We heard oral argument in this case on November 12, 1985. At that time, there was some confusion between the parties as to what exactly was before the court. DOES maintained that the only issue properly before us was the propriety of its final ineligibility decision dated October 9, 1984. Petitioner, who has argued on her own behalf throughout these proceedings, also asked us to review that decision. In addition, however, petitioner argued that, if she was indeed ineligible for the benefits she had received, we must then address the alternative issue raised in her petition, i.e., whether DOES has power to recoup funds paid out through its own error to a good faith claimant who has not misrepresented her circumstances.

The confusion between the parties was perhaps the consequence of DOES’ policy of conducting separate proceedings to resolve the interlocking questions of eligibility and overpayment. Accordingly, the resulting record being inadequate, we asked that the parties supplement it to clarify the relevant sequence of events in each of the two related proceedings. Much of the factual summary set forth here is drawn from the supplemental record.

Until oral argument in this court on November 12, 1985, DOES apparently had not considered the possibility of waiving re-coupment of the $1,406 received by petitioner prior to its ineligibility determination. It has, however, done so since. On April 30, 1986, DOES asked petitioner to provide a detailed financial statement so that it could process her request for a waiver. Petitioner duly obliged. By then, DOES had already recouped about $1,000 of the $1,406 in dispute. It did so by *401reducing unemployment benefits for which petitioner had subsequently become eligible. These deductions were made while the petition now under review was pending.

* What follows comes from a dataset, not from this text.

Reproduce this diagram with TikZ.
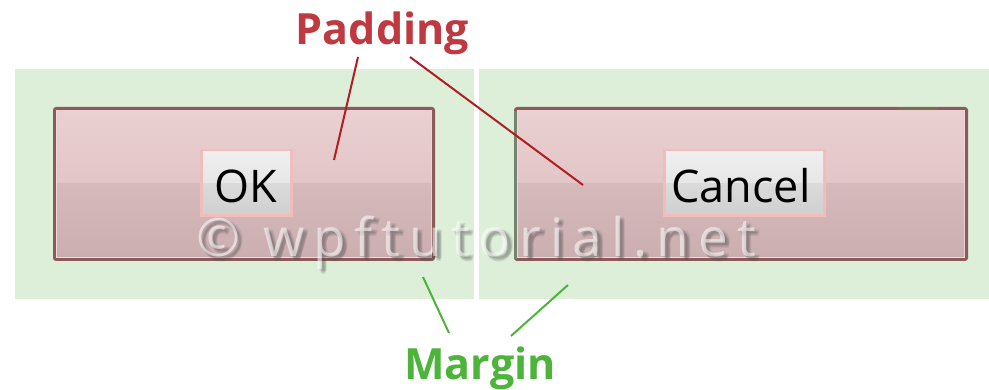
\documentclass[tikz,border=0pt]{standalone}
\usepackage{fontspec}
\setmainfont{Open Sans}
\newfontfamily\markfont[LetterSpace=17]{Open Sans}
\definecolor{panelgreen}{HTML}{DDEFD8}
\definecolor{btnedge}{HTML}{8B5A5A}
\definecolor{btnhi}{HTML}{F3D6D7}
\definecolor{btntopA}{HTML}{EAD0D1}
\definecolor{btntopB}{HTML}{E2C5C7}
\definecolor{btnbotA}{HTML}{D6B9BB}
\definecolor{btnbotB}{HTML}{CAAEB0}
\definecolor{boxedge}{HTML}{F0BCBC}
\definecolor{boxtopA}{HTML}{EFEFEF}
\definecolor{boxtopB}{HTML}{E6E6E6}
\definecolor{boxbotA}{HTML}{DADADA}
\definecolor{boxbotB}{HTML}{D0D0D0}
\definecolor{padred}{HTML}{BE3A40}
\definecolor{padline}{HTML}{B01E22}
\definecolor{margreen}{HTML}{4CB43A}
\definecolor{cancelside}{HTML}{74836C}
\definecolor{cancelnotch}{HTML}{7D6A52}
% one soft shadow copy of the watermark, shifted right by #1 and down by #2
\newcommand\markcopy[3]{\makebox[0pt][l]{\kern#1pt\raisebox{-#2pt}{#3}}}
\begin{document}
\begin{tikzpicture}[x=1pt,y=-1pt,
  panel/.style={fill=panelgreen},
  btnframe/.style={fill=btnedge,rounded corners=3pt},
  btnglow/.style={fill=btnhi},
  btnupper/.style={top color=btntopA,bottom color=btntopB},
  btnlower/.style={top color=btnbotA,bottom color=btnbotB},
  boxframe/.style={fill=boxedge},
  boxupper/.style={top color=boxtopA,bottom color=boxtopB},
  boxlower/.style={top color=boxbotA,bottom color=boxbotB},
  btntext/.style={font=\fontsize{45}{50}\selectfont,text=black,inner sep=0pt},
  callout/.style={font=\bfseries\fontsize{43}{50}\selectfont,inner sep=0pt,anchor=base},
  padlink/.style={draw=padline,line width=2pt},
  marlink/.style={draw=margreen,line width=2pt},
  markshadow/.style={font=\markfont\fontsize{53}{60}\selectfont,text=black!70,text opacity=0.12,inner sep=0pt,anchor=base},
  markfill/.style={font=\markfont\fontsize{53}{60}\selectfont,text=white,text opacity=0.55,inner sep=0pt,anchor=base}
]
\useasboundingbox (0,0) rectangle (989,390);
\fill[white] (0,0) rectangle (989,390);

% two green layout panels separated by a thin white gap
\fill[panel] (15,69) rectangle (474,299);
\fill[panel] (479,69) rectangle (989,299);

% the two buttons: dark frame, light inner rim, two-step gradient face
\foreach \l/\r in {53/435, 514/968}{
  \fill[btnframe] (\l,107) rectangle (\r,261);
  \fill[btnglow] (\l+3,110) rectangle (\r-3,258);
  \shade[btnupper] (\l+4,111) rectangle (\r-4,184);
  \shade[btnlower] (\l+4,184) rectangle (\r-4,257);
}
% the Cancel button's left edge and a short stretch of its top edge are tinted
\fill[cancelside] (514,111) rectangle (517,259);
\fill[cancelnotch] (899,107) rectangle (938,110);

% content boxes inside the buttons
\foreach \l/\r in {200/293, 663/826}{
  \fill[boxframe] (\l,149) rectangle (\r,217);
  \shade[boxupper] (\l+3,152) rectangle (\r-3,184);
  \shade[boxlower] (\l+3,184) rectangle (\r-3,214);
}
\node[btntext] (oktext) at (246,186) {OK};
\node[btntext] (canceltext) at (741,186) {Cancel};

% soft watermark: a blurred grey shadow under a translucent white face
\node[markshadow] (markshadow) at (478.5,257)
  {\markcopy{0}{2}{© wpftutorial.net}\markcopy{2}{3}{© wpftutorial.net}%
   \markcopy{1}{4}{© wpftutorial.net}\markcopy{3}{2}{© wpftutorial.net}%
   \markcopy{2}{5}{© wpftutorial.net}\phantom{© wpftutorial.net}};
\node[markfill] (markfill) at (476,257) {© wpftutorial.net};

% callout labels
\node[callout,text=padred] (padlbl) at (382.5,45) {Padding};
\node[callout,text=margreen] (marlbl) at (480,379) {Margin};

% leader lines
\coordinate (padA) at (358,57);
\coordinate (padAend) at (334,160);
\coordinate (padB) at (410,57);
\coordinate (padBend) at (583,185);
\coordinate (marA) at (449,333);
\coordinate (marAend) at (423,277);
\coordinate (marB) at (511,336);
\coordinate (marBend) at (568,285);
\draw[padlink] (padA) -- (padAend);
\draw[padlink] (padB) -- (padBend);
\draw[marlink] (marA) -- (marAend);
\draw[marlink] (marB) -- (marBend);
\end{tikzpicture}
\end{document}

Finally, on June 2, 1986, DOES filed in this court a document which contains the following information:

Upon a review of Ms. Dowdy’s financial statement, the Director of the Office of Unemployment Compensation has determined that recoupment of amounts paid on this claim would defeat the purpose of the statute and [be] against equity and good conscience as provided by Title 46, D.C.Code Section 120 (1985 as amended). As a consequence the Director has waived recoupment and Ms. Dowdy will receive all amounts recouped to date.

Response to Petitioner’s Motion for Leave to Supplement the Record.

II

Petitioner’s initial contention is that DOES erroneously decided her employer’s appeal from the award of unemployment compensation. Our review of that decision is limited: we consider only whether the findings of fact are supported by substantial evidence in the record and whether there was a correct application of the relevant law. Dyer v. District of Columbia Unemployment Compensation Board, 392 A.2d 1, 3 (D.C.1978). Substantial evidence is more than a mere scintilla; it means such relevant evidence as a reasonable mind might accept as adequate to support a conclusion. Ridge v. Police & Firefighters Retirement & Relief Board, 511 A.2d 418, 422 (D.C.1986); Vestry of Grace Parish v. District of Columbia Alcoholic Beverage Control Board, 366 A.2d 1110, 1112 (D.C.1976).

For a valid denial of benefits between academic years, two conditions must be met:

(1) petitioner must have been an employee of an institution of higher education during an academic year or term; and
(2) there must have been reasonable assurance that petitioner would continue to perform services in the academic year or term immediately following.

See D.C.Code § 46-110(7)(C)(i) (1986 Supp.).1 The Appeals Examiner who made the ineligibility decision specifically found both of these requirements to be met; his findings of fact and conclusions of law form the basis of the final DOES decision in this case.

We perceive no error in DOES’ ineligibility decision. The Appeals Examiner correctly identified and applied the twin criteria which governed petitioner’s eligibility for unemployment compensation. The record contains substantial evidence to support the finding that petitioner was an employee of American University: she worked for USSI, its wholly-owned, educationally-related, nonprofit subsidiary; in addition, a notice sent to petitioner at the time of her lay-off confirmed that petitioner had reasonable assurance of continued employment from the outset of the succeeding academic year, see Davis v. District of Columbia Department of Employment Services, 481 A.2d 128, 131 (D.C.1984) (per curiam). Thus, petitioner was properly found to be ineligible for benefits as of the date on which her claim was filed.

Petitioner’s alternative contention is that, even if she was ineligible for unemployment benefits, DOES should not be permitted to recoup the funds in question. Petitioner points out that the funds were over*402paid through the agency’s own error and not as a result of any misrepresentation on her part. Since this contention was argued, DOES has determined that recoupment of the overpaid funds would be against equity and good conscience and would defeat the humane purposes of the unemployment statute. In light of this development, the scope of DOES’ power under D.C.Code § 46-120(d) (1981) to recoup overpaid benefits from a claimant who has not misrepresented her circumstances is no longer a matter of controversy. Hence, we decline to consider petitioner’s contention on that issue here.

We affirm the agency’s decision that petitioner was ineligible for unemployment compensation benefits.

Affirmed.

. The relevant part of that section provides:

Effective for weeks of compensation beginning on or after April 1, 1984, with respect to services performed [by nonacademic employees] for an educational institution or in an institution of higher education, benefits shall not be payable on the basis of such services to any individual for any week which commences during a period between 2 successive academic years or terms if such individual performs such services in the 1st of such academic years or terms and there is reasonable assurance that such individual will perform such services in the 2nd of such academic years or terms.

Academic employees, too, are rendered ineligible during this period by virtue of D.C.Code § 46-110(7)(A)-(B) (1986 Supp.).